Performance degradation in production — what’s to blame?

Published in

skai engineering blog

8 min readJul 1, 2018

Part 1: Disk latency and MySQL failures

As a performance engineer, I’m responsible for the stability and performance of our production environment.
In my 12 years of experience, I’ve seen a wide range of degradation issues coming from all system layers. In many cases, these issues won’t necessarily originate in the application code.

In this blog series I’ll share our troubleshooting methodology, 3 common degradation use cases, and tips for solving them.

Troubleshooting methodology

At Kenshoo, we use a pyramid-shaped troubleshooting methodology shown to investigate production incidents and figure out which part of the infrastructure is to blame (see figure 1).

Figure 1: Kenshoo troubleshooting methodology

My investigation will go either up or down the pyramid, depending on how close we are to release deployment:

If release deployment is not too close, I investigate the infrastructure starting with storage the base of pyramid and moving up towards the application. I use this approach as a rule of thumb because only 20–30% of degradations are the result of code changes or of legacy code that isn’t compatible with our system’s continuous expansion.
If the degradation starts close to release deployment, I investigate in reverse, starting with the application and moving down the pyramid towards storage.

Use cases

In this blog series, I’ll review the 6 most common production issues we encounter in various layers of the Kenshoo infrastructure, and share best practices for efficient investigation.

Use case 1: High disk latency (storage layer)

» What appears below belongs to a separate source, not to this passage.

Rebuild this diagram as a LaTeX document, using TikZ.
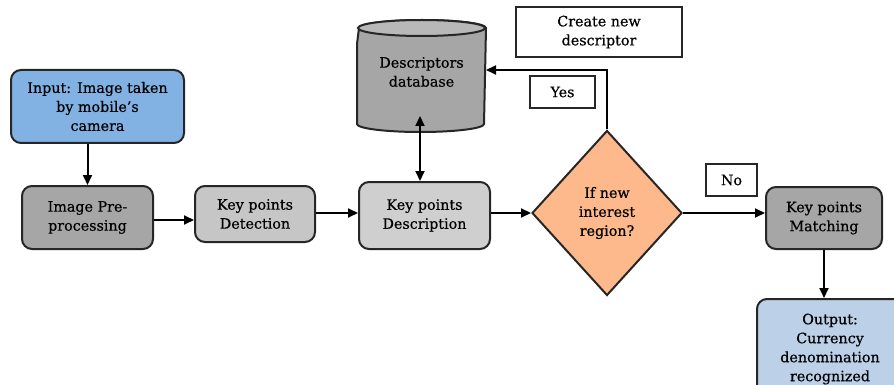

At Kenshoo, we use many storage systems such as HP 3Par Storage, Kaminario, and Ceph. All storage systems have the same bottlenecks: IOPS, latency and throughput. Let’s take a look at latency and IOPS.

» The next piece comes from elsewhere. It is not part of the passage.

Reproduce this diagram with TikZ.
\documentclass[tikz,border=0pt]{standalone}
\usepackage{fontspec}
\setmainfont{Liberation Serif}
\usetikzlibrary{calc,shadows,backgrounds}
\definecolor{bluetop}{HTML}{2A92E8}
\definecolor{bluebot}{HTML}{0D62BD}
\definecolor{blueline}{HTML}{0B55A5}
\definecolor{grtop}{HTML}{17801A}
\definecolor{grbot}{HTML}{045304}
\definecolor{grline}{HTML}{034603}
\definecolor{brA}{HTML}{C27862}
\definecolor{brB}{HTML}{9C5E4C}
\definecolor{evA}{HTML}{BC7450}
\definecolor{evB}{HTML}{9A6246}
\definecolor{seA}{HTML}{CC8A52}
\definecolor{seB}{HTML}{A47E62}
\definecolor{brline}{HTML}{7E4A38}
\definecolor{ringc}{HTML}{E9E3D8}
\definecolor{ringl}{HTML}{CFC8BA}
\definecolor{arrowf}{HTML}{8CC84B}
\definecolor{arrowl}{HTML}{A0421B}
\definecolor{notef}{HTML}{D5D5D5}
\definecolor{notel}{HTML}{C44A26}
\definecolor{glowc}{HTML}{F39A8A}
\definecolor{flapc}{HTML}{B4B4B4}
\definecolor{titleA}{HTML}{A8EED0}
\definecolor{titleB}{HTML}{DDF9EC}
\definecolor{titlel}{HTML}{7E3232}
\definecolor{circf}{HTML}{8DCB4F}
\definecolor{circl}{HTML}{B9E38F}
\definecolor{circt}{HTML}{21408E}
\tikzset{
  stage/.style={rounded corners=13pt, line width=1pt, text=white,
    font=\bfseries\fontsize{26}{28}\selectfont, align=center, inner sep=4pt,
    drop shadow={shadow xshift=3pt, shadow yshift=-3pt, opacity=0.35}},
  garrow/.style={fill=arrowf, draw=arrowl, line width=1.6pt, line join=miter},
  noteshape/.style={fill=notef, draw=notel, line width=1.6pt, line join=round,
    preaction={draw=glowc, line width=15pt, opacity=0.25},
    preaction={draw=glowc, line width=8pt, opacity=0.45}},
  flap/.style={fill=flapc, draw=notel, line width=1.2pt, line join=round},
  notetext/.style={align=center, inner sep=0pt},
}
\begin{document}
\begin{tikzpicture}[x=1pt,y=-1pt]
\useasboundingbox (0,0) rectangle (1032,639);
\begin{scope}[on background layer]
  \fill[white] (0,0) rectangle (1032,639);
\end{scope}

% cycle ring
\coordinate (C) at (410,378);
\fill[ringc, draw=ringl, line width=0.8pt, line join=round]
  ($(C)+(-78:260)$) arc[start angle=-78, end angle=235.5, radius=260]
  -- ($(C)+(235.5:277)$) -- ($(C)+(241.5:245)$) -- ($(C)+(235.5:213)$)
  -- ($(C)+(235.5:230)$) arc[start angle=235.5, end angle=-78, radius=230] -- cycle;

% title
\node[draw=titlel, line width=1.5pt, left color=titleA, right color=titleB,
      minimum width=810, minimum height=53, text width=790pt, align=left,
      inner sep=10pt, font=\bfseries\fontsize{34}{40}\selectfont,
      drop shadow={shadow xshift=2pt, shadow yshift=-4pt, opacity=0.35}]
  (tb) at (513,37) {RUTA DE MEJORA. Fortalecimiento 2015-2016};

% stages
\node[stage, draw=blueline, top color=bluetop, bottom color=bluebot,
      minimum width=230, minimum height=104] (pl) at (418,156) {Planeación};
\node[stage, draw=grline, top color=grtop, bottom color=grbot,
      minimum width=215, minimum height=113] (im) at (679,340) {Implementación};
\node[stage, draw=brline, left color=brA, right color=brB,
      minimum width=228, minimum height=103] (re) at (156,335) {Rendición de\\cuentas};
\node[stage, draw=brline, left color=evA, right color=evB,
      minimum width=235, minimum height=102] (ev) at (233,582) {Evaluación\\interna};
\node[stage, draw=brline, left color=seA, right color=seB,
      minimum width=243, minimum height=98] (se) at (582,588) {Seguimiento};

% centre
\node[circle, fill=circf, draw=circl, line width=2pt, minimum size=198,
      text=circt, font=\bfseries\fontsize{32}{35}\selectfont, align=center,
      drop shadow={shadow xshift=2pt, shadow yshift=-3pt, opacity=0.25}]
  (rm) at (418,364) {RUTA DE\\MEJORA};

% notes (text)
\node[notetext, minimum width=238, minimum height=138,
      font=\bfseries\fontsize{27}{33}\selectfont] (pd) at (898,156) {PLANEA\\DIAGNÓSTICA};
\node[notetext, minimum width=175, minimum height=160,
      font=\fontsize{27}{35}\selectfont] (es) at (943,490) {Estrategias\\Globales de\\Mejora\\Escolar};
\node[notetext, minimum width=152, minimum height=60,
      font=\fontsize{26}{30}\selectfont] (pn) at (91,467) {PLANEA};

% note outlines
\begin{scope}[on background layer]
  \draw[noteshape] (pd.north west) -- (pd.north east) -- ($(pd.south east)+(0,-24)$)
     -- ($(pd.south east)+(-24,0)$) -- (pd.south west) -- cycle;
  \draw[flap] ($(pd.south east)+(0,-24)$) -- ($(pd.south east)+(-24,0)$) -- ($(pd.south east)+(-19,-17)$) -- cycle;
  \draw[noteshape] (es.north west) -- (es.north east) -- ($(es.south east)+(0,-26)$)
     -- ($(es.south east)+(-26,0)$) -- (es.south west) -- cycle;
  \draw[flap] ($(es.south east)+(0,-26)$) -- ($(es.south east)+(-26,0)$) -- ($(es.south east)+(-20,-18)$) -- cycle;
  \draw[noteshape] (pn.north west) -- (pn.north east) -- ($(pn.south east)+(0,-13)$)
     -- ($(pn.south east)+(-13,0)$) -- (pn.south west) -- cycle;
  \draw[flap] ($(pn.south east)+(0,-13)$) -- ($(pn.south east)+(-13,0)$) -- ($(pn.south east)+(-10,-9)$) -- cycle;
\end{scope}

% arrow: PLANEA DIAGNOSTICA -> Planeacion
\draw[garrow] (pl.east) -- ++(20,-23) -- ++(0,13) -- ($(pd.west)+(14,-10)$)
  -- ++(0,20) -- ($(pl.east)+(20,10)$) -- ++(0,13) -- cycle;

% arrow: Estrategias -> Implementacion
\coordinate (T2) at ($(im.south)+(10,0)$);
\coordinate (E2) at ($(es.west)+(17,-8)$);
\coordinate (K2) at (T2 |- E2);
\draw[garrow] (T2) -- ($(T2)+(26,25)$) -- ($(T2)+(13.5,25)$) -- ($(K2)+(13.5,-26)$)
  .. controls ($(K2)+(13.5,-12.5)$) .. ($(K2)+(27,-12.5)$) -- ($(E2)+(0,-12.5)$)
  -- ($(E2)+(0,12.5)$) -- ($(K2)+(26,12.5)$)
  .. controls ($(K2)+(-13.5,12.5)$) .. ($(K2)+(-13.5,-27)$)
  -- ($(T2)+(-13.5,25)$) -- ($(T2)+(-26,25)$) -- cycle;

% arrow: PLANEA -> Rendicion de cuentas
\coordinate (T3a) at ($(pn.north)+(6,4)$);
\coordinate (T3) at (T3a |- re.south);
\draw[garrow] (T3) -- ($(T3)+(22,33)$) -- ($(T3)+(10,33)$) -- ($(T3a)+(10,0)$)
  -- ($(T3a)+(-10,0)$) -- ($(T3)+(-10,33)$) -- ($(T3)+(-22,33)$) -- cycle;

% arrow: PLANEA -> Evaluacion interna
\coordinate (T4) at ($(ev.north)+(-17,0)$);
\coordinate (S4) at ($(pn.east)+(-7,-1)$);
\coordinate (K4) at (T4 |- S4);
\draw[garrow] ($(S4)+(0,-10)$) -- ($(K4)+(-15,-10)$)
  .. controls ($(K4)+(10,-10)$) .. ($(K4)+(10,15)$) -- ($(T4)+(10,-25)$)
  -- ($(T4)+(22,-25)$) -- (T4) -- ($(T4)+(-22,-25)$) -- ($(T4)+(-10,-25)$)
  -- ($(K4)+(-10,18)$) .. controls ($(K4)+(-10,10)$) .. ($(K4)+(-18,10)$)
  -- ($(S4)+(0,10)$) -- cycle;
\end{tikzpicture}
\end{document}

Application performance is directly linked to storage latency, which can increase due to:

Maintenance
Running cross-production Alter tables statements in the DB, especially those using large I/Os
Storage data backup
Bad blocks on SSD disks
Kernel issues (operating system)
Physical component failures

Issue

Our application has many instances. One time we were alerted by our monitoring system (we use Hosted Graphite for this use case) about degradation in many processes’ performance across production. At the same time we received high disk latency alerts.

Figure 2: High SVCTM in Grafana

How to identify it

To verify that storage latency is high and is the root cause of degradation, we connected to the specific machine via SSH and used a very useful Linux utility for evaluating disk I/O activities called iostat. To identify the disk latency I ran “iostat -x 2”.

Figure 3: Disk I/O activities in iostat

svctm measures how long it took the storage to respond after a command leaves the I/O scheduler and the I/O is no longer controlled by the kernel. In my experience the svctm on SSD storages should be less than ~5ms. Short peaks of up to ~10ms are acceptable. As you can see in figure 3, the svctm during our production issue was about 70ms, which indicates poor storage performance.

await measures how long a given I/O spent in the entire I/O scheduler. Different people and vendors have different definitions of a good await time. I’d say that like scvtm, the average await time should be ~5ms. Short peaks of up to ~30ms are also acceptable. Figure 3 shows that the await during our production issue was about 50–90ms, indicating poor storage performance.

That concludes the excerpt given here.